30年の沈黙を経た1851年、« Parerga et Paralipomena » (=A-côtés et omissions) 『パレルガとパラリポメナ』 (『付録と補遺』) で再び世に出る。すでに60歳を越えていた。数年で彼のペシミストで人間嫌い misanthrope の考えがヨーロッパを魅了するようになる。人生は苦しみ、と唱える彼はドイツの仏教者 bouddhiste allemand と呼ばれる。1860年、フランクフルトの居間で心筋梗塞のため72歳の一生を終える。

彼は人生の最高の目的に掲げたことを最終的に達成した。それは哲学者であること、それは取りも直さず存在について理解すること、それ以外はすべて付録。結局、この自己中心的なブルジョアは、考え、作品を書くためにだけ人生を送ったことになる。だから、満たされなかった愛情生活、頑なな独身主義者、パラノイア、フルート演奏、東洋趣味、人間嫌い、反動主義、犬好きなどはほんの逸話にしか過ぎないことになる。
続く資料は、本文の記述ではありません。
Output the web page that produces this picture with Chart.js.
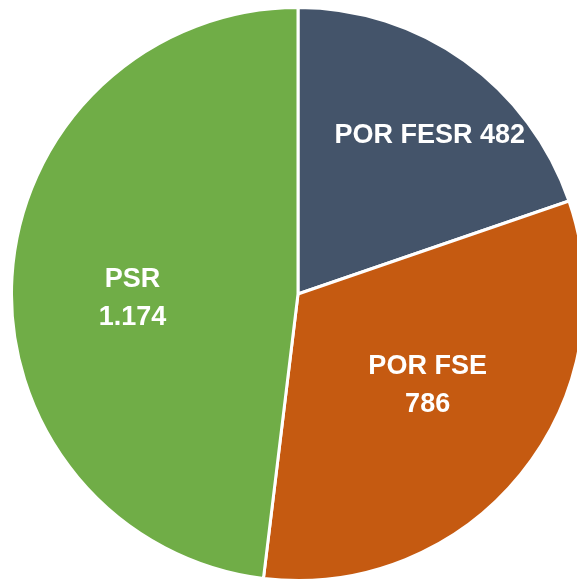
<!DOCTYPE html>
<html>
<head>
<meta charset="utf-8">
<script src="https://cdn.jsdelivr.net/npm/chart.js@4.4.0/dist/chart.umd.min.js"></script>
<style>
    html, body {
        margin: 0;
        padding: 0;
        background: #ffffff;
        overflow: hidden;
        width: 577px;
        height: 583px;
    }
    #wrap {
        position: absolute;
        left: 10px;
        top: 6px;
        width: 576px;
        height: 576px;
    }
</style>
</head>
<body>
<div id="wrap"><canvas id="pie"></canvas></div>
<script>
var labels = ['POR FESR', 'POR FSE', 'PSR'];
var values = [482, 786, 1174];
var colors = ['#44546A', '#C55A11', '#70AD47'];

// where each label sits: shift of angle (deg) from slice middle, and share of radius
var labelTurn = [4.2, -3.9, -5.2];
var labelDist = [0.72, 0.553, 0.578];
var labelLines = [false, true, true];

function itNum(v) {
    return v.toLocaleString('it-IT');
}

var sliceLabels = {
    id: 'sliceLabels',
    afterDatasetsDraw: function (chart) {
        var ctx = chart.ctx;
        var meta = chart.getDatasetMeta(0);
        ctx.save();
        ctx.fillStyle = '#ffffff';
        ctx.font = 'bold 27px "Liberation Sans", Arial, sans-serif';
        ctx.textAlign = 'center';
        ctx.textBaseline = 'middle';
        meta.data.forEach(function (arc, i) {
            var p = arc.getProps(['x', 'y', 'startAngle', 'endAngle', 'outerRadius'], true);
            var a = (p.startAngle + p.endAngle) / 2 + labelTurn[i] * Math.PI / 180;
            var r = p.outerRadius * labelDist[i];
            var x = p.x + Math.cos(a) * r;
            var y = p.y + Math.sin(a) * r;
            var num = itNum(values[i]);
            if (labelLines[i]) {
                ctx.fillText(labels[i], x, y - 19);
                ctx.fillText(num, x, y + 19);
            } else {
                ctx.fillText(labels[i] + ' ' + num, x, y);
            }
        });
        ctx.restore();
    }
};

var pie = document.getElementById('pie').getContext('2d');
var myChart = new Chart(pie, {
    type: 'pie',
    data: {
        labels: labels,
        datasets: [{
            data: values,
            backgroundColor: colors,
            borderColor: '#ffffff',
            borderWidth: 3
        }]
    },
    options: {
        responsive: true,
        maintainAspectRatio: false,
        animation: false,
        layout: { padding: 0 },
        plugins: {
            legend: { display: false },
            tooltip: { enabled: false }
        }
    },
    plugins: [sliceLabels]
});
</script>
</body>
</html>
彼は自分自身を次のように定義していた。

« Mais qui suis-je donc ? Je sui celui qui a écrit "Le monde comme volonté et comme représentation" et qui a donné du grand problème de l'existence une solution qui remplacera peut-être les solutions antérieures et en tout cas occupera les penseurs des siècles à venir. »

「では一体私は何ものか。『意志と表象としての世界』を書いた人。存在の重大問題について過去の解答に代わる、来るべき世紀の思想家を捉えることになるだろうひとつの解答を与えた人。」